EXERCISE INSTRUCTIONS >>
Pictures in the data below are not part of the copy; transcribe everything else exactly.

SUPPLIED INFORMATION >>
##############################
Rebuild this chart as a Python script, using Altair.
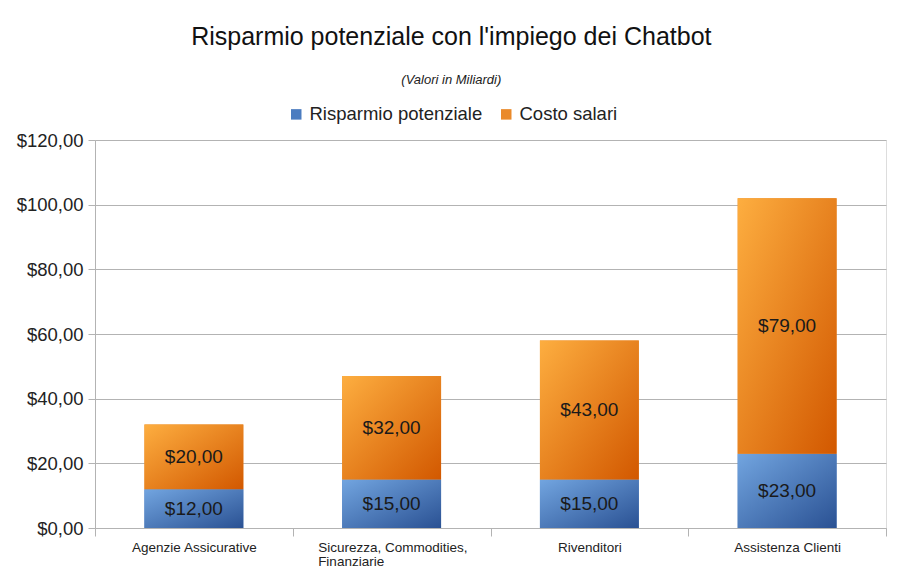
import altair as alt
import pandas as pd

categories = ["Agenzie Assicurative", "Sicurezza, Commodities, Finanziarie", "Rivenditori", "Assistenza Clienti"]
risparmio = [12, 15, 15, 23]
costo = [20, 32, 43, 79]
series_names = ["Risparmio potenziale", "Costo salari"]
y_ticks = [0, 20, 40, 60, 80, 100, 120]

rows = []
for c, r, k in zip(categories, risparmio, costo):
    rows.append({"category": c, "series": series_names[0], "value": r, "ord": 0})
    rows.append({"category": c, "series": series_names[1], "value": k, "ord": 1})
df = pd.DataFrame(rows)

FONT = "Liberation Sans"
GRID = "#b3b3b3"
W = 791
H = 388
LONG = "datum.value == 'Sicurezza, Commodities, Finanziarie'"

grad_blue = alt.Gradient(
    gradient="linear",
    stops=[alt.GradientStop(color="#72a5e0", offset=0), alt.GradientStop(color="#2a5193", offset=1)],
    x1=0, y1=0, x2=1, y2=1,
)
grad_orange = alt.Gradient(
    gradient="linear",
    stops=[alt.GradientStop(color="#fdae40", offset=0), alt.GradientStop(color="#d25800", offset=1)],
    x1=0, y1=0, x2=1, y2=1,
)

base = alt.Chart(df).transform_stack(
    stack="value", groupby=["category"], as_=["y0", "y1"], sort=[alt.SortField("ord")]
).transform_calculate(
    mid="(datum.y0 + datum.y1) / 2",
    label="'$' + replace(format(datum.value, '.2f'), '.', ',')",
)

x_scale = alt.Scale(paddingInner=0, paddingOuter=0)
x_enc = alt.X(
    "category:N",
    sort=categories,
    title=None,
    scale=x_scale,
    axis=alt.Axis(
        labelAngle=0,
        labelFont=FONT,
        labelFontSize=13.5,
        labelColor="#222222",
        labelExpr=LONG + " ? ['Sicurezza, Commodities,', 'Finanziarie'] : datum.value",
        labelAlign={"condition": {"test": LONG, "value": "left"}, "value": "center"},
        labelOffset={"condition": {"test": LONG, "value": -74}, "value": 0},
        labelLineHeight=14,
        tickBand="extent",
        labelPadding=4,
        tickSize=8,
        tickColor=GRID,
        domainColor=GRID,
        grid=False,
        labelBound=False,
        labelOverlap=False,
    ),
)
y_scale = alt.Scale(domain=[0, 120])
y_axis = alt.Axis(
    values=y_ticks,
    labelExpr="'$' + replace(format(datum.value, '.2f'), '.', ',')",
    labelFont=FONT,
    labelFontSize=18.5,
    labelColor="#222222",
    labelPadding=5,
    tickSize=7,
    tickColor=GRID,
    domainColor=GRID,
    gridColor=GRID,
    title=None,
)

bar_w = alt.RelativeBandSize(0.5)

solid = base.mark_bar(width=bar_w).encode(
    x=x_enc,
    y=alt.Y("y0:Q", scale=y_scale, axis=y_axis),
    y2="y1:Q",
    color=alt.Color(
        "series:N",
        scale=alt.Scale(domain=series_names, range=["#4b7cc0", "#ea8a2a"]),
        legend=alt.Legend(
            title=None,
            orient="none",
            direction="horizontal",
            legendX=192,
            legendY=-35,
            symbolType="square",
            symbolSize=110,
            symbolStrokeWidth=0,
            labelFont=FONT,
            labelFontSize=18.5,
            labelColor="#222222",
            labelLimit=400,
            columnPadding=14,
            symbolOffset=0,
            labelOffset=4,
        ),
    ),
)

grad = base.mark_bar(width=bar_w).encode(
    x=alt.X("category:N", sort=categories),
    y="y0:Q",
    y2="y1:Q",
    color=alt.condition(
        "datum.series == 'Risparmio potenziale'", alt.value(grad_blue), alt.value(grad_orange)
    ),
)

text = base.mark_text(font=FONT, fontSize=19, color="#1a1a1a").encode(
    x=alt.X("category:N", sort=categories),
    y="mid:Q",
    text="label:N",
)

chart = alt.layer(solid, grad, text).properties(
    width=W,
    height=H,
    padding={"left": 8, "top": 17, "right": 5, "bottom": 0},
    title=alt.TitleParams(
        text="Risparmio potenziale con l'impiego dei Chatbot",
        subtitle="(Valori in Miliardi)",
        font=FONT,
        fontSize=25,
        fontWeight="normal",
        color="#111111",
        subtitleFont=FONT,
        subtitleFontSize=13,
        subtitleFontStyle="italic",
        subtitleColor="#222222",
        subtitlePadding=24,
        anchor="middle",
        frame="bounds",
        offset=18,
    ),
).configure_view(
    fill="#ececec", stroke=GRID
).configure(background="white")

chart.save("out.html", embed_options={"renderer": "svg", "actions": False})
##############################
FULL ANSWER >>
Rebuild this chart as a Python script, using Altair.
import altair as alt
import pandas as pd

categories = ["Agenzie Assicurative", "Sicurezza, Commodities, Finanziarie", "Rivenditori", "Assistenza Clienti"]
risparmio = [12, 15, 15, 23]
costo = [20, 32, 43, 79]
series_names = ["Risparmio potenziale", "Costo salari"]
y_ticks = [0, 20, 40, 60, 80, 100, 120]

rows = []
for c, r, k in zip(categories, risparmio, costo):
    rows.append({"category": c, "series": series_names[0], "value": r, "ord": 0})
    rows.append({"category": c, "series": series_names[1], "value": k, "ord": 1})
df = pd.DataFrame(rows)

FONT = "Liberation Sans"
GRID = "#b3b3b3"
W = 791
H = 388
LONG = "datum.value == 'Sicurezza, Commodities, Finanziarie'"

grad_blue = alt.Gradient(
    gradient="linear",
    stops=[alt.GradientStop(color="#72a5e0", offset=0), alt.GradientStop(color="#2a5193", offset=1)],
    x1=0, y1=0, x2=1, y2=1,
)
grad_orange = alt.Gradient(
    gradient="linear",
    stops=[alt.GradientStop(color="#fdae40", offset=0), alt.GradientStop(color="#d25800", offset=1)],
    x1=0, y1=0, x2=1, y2=1,
)

base = alt.Chart(df).transform_stack(
    stack="value", groupby=["category"], as_=["y0", "y1"], sort=[alt.SortField("ord")]
).transform_calculate(
    mid="(datum.y0 + datum.y1) / 2",
    label="'$' + replace(format(datum.value, '.2f'), '.', ',')",
)

x_scale = alt.Scale(paddingInner=0, paddingOuter=0)
x_enc = alt.X(
    "category:N",
    sort=categories,
    title=None,
    scale=x_scale,
    axis=alt.Axis(
        labelAngle=0,
        labelFont=FONT,
        labelFontSize=13.5,
        labelColor="#222222",
        labelExpr=LONG + " ? ['Sicurezza, Commodities,', 'Finanziarie'] : datum.value",
        labelAlign={"condition": {"test": LONG, "value": "left"}, "value": "center"},
        labelOffset={"condition": {"test": LONG, "value": -74}, "value": 0},
        labelLineHeight=14,
        tickBand="extent",
        labelPadding=4,
        tickSize=8,
        tickColor=GRID,
        domainColor=GRID,
        grid=False,
        labelBound=False,
        labelOverlap=False,
    ),
)
y_scale = alt.Scale(domain=[0, 120])
y_axis = alt.Axis(
    values=y_ticks,
    labelExpr="'$' + replace(format(datum.value, '.2f'), '.', ',')",
    labelFont=FONT,
    labelFontSize=18.5,
    labelColor="#222222",
    labelPadding=5,
    tickSize=7,
    tickColor=GRID,
    domainColor=GRID,
    gridColor=GRID,
    title=None,
)

bar_w = alt.RelativeBandSize(0.5)

solid = base.mark_bar(width=bar_w).encode(
    x=x_enc,
    y=alt.Y("y0:Q", scale=y_scale, axis=y_axis),
    y2="y1:Q",
    color=alt.Color(
        "series:N",
        scale=alt.Scale(domain=series_names, range=["#4b7cc0", "#ea8a2a"]),
        legend=alt.Legend(
            title=None,
            orient="none",
            direction="horizontal",
            legendX=192,
            legendY=-35,
            symbolType="square",
            symbolSize=110,
            symbolStrokeWidth=0,
            labelFont=FONT,
            labelFontSize=18.5,
            labelColor="#222222",
            labelLimit=400,
            columnPadding=14,
            symbolOffset=0,
            labelOffset=4,
        ),
    ),
)

grad = base.mark_bar(width=bar_w).encode(
    x=alt.X("category:N", sort=categories),
    y="y0:Q",
    y2="y1:Q",
    color=alt.condition(
        "datum.series == 'Risparmio potenziale'", alt.value(grad_blue), alt.value(grad_orange)
    ),
)

text = base.mark_text(font=FONT, fontSize=19, color="#1a1a1a").encode(
    x=alt.X("category:N", sort=categories),
    y="mid:Q",
    text="label:N",
)

chart = alt.layer(solid, grad, text).properties(
    width=W,
    height=H,
    padding={"left": 8, "top": 17, "right": 5, "bottom": 0},
    title=alt.TitleParams(
        text="Risparmio potenziale con l'impiego dei Chatbot",
        subtitle="(Valori in Miliardi)",
        font=FONT,
        fontSize=25,
        fontWeight="normal",
        color="#111111",
        subtitleFont=FONT,
        subtitleFontSize=13,
        subtitleFontStyle="italic",
        subtitleColor="#222222",
        subtitlePadding=24,
        anchor="middle",
        frame="bounds",
        offset=18,
    ),
).configure_view(
    fill="#ececec", stroke=GRID
).configure(background="white")

chart.save("out.html", embed_options={"renderer": "svg", "actions": False})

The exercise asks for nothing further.